In the end, digg gave in with founder Rose taking a “what the hell” approach which I think is wrong. You’re a user who wants to change things? Write to your congressman, take action against those laws but bitching to digg because they aren’t supporting pirated codes being shown illegally on their site? Short sighted and certainly not the best way to have things change.
comment got erased, here it is again (shorter).
i’ve seen no indication that what the diggers were posting was illegal (is it)? a big problem in much of these debates is that rich, powerful companies “invent” laws, and pretend they are laws, when in fact they are not. in this case, you say: stick it on your blog. what then if your ISP terminates your service for the same reasons that digg is taking down the HD numbers? which is fine if it is proved that you are breaking the law; but if it’s some company saying you (or digg) is breaking the law, but in fact you (and digg) are not … then … it undermines the net if companies like digg cave.

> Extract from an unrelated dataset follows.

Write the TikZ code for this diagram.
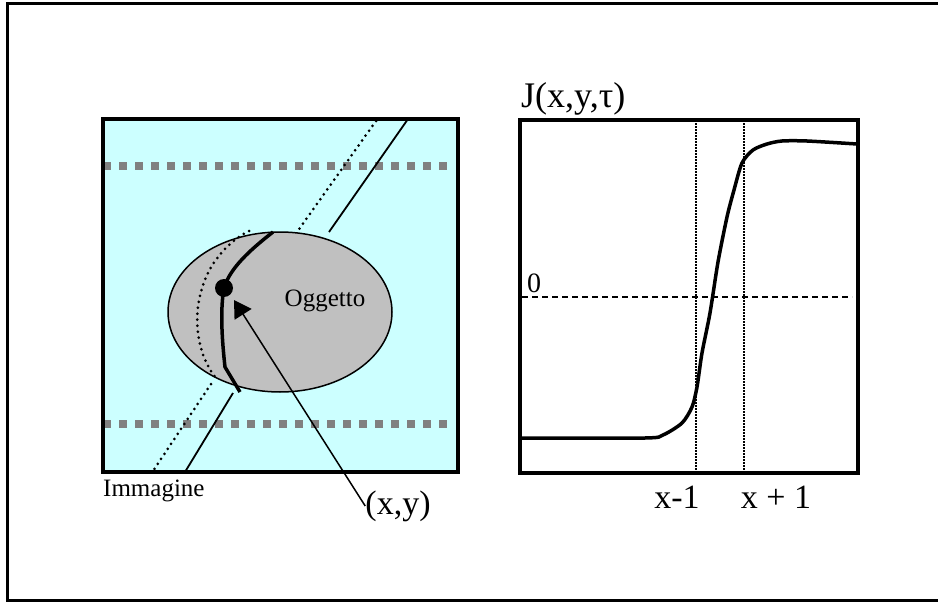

further, digg needs its users more than its users need digg. so if users revolt, it’s a much bigger problem for digg than it is for its users.
It is illegal. Although he only talks about the threats, Doctorow does seem to think they are real and it’s his thing, he doesn’t usually back off from fake threats.
I know that the result would be the same on their blogs, I’m saying if they want to throw someone in a punishing lawsuit they should eat their own dog food and take the risk themselves.
I believe the threat is real so I don’t think they are undermining anything but you’re right, if it’s empty threats, their lawyers should know and they shouldn’t bend to empty threats, it hurts the net as a whole.
It’s a big problem for the users and digg if digg closes down under millions in lawsuits. If the only way they can keep their users happy is by letting them post anything, they’ll have to move to sweden in Pirate Bay’s offices ;).
you got me a news today!
ok… if it’s illegal, then…
That’s a little different. In this case, they are posting an encryption key to enable people to retrieve fair-use of their purchased media, which is slowly being eroded through the use of invasive ‘anti-piracy’ techniques. This is nothing like posting a link to pirated files like you mentioned, but rather, more like posting a link to an mp3 decoder that lets you rip your CDs to mp3s (something Sony stopped you from from doing).
Don’t really understand what you meant by this: The American First Amendment is a dumb law?
No. There is no ‘pirated code’ as you claim. It’s a simple encryption key which has been broken. Not you, nor Cory D., nor me, nor the HD DVD consortium know whether this is illegal or not. It is a new (still-grey) legal area yet in its infancy and that’s why people taking a stand for it now is so, so critical at this stage.
If you don’t know / care about the details behind the HD DVD situation or the slippery slope of corporation and consortium slowly eroding our own fair use rights, then that’s your business.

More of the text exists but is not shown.